Ein gemeinsames Programm hat Salvinis europäisches Wahlbündnis "Allianz der europäischen Völker und Nationen" (AEPN) jedoch nicht, was auch daran liegt, dass das Verhältnis der Lega und der Rassemblement National zu Russland ein ganz anderes ist als das der neuen estnischen Mit-Regierungspartei EKRE. Deren Vorsitzender Mart Helmes nennt neben der ungarischen die polnische Regierung als Vorbild, die - auch aufgrund historisch bedingter Ängste - als eine der russlandskeptischsten in der EU gilt.
Wahrscheinlich nicht zuletzt deshalb blieben die Werbeversuche Salvinis bei der zur konservativen und von den britischen Tories angeführten EKR-Fraktion gehörigen polnischen Regierungspartei PiS bislang erfolglos. Gleiches gilt für seine Bemühungen in Budapest. Die dort regierende Fidesz wartet vorerst ab, wie das Ausschlussverfahren ausgeht, das die christdemokratische EVP-Fraktion gegen sie eingeleitet hat.

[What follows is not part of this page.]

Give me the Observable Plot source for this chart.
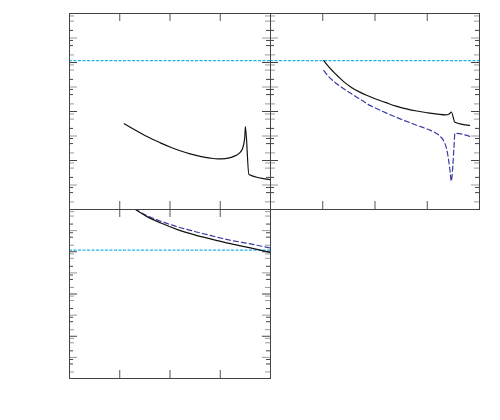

Nicht dafür bezahlt, um sich an die Vergangenheit zu erinnern
In Sizilien, wo Salvini während seiner Aussage weilte, macht der Innenminister unter anderem mit dem Kampf gegen die Mafia Wahlkampf. Dazu nutzte er am 25. April den symbolisch aufgeladenen Jahrestag der Befreiung Italiens von der hitlerdeutschen Besatzung, um in der weltweit als "Paten-Stadt" berüchtigten Ortschaft Corleone zusammen mit dem Erzbischof ein neues Polizeirevier zu eröffnen.
Auf Vorwürfe der Opposition hin, er hätte sich an diesem Tag lieber an Gedenkfeiern beteiligen sollen, meinte er, er werde nicht dafür bezahlt, um sich an die Vergangenheit zu erinnern, sondern um die Gegenwart von Übeln wie dem Organisierten Verbrechen zu befreien.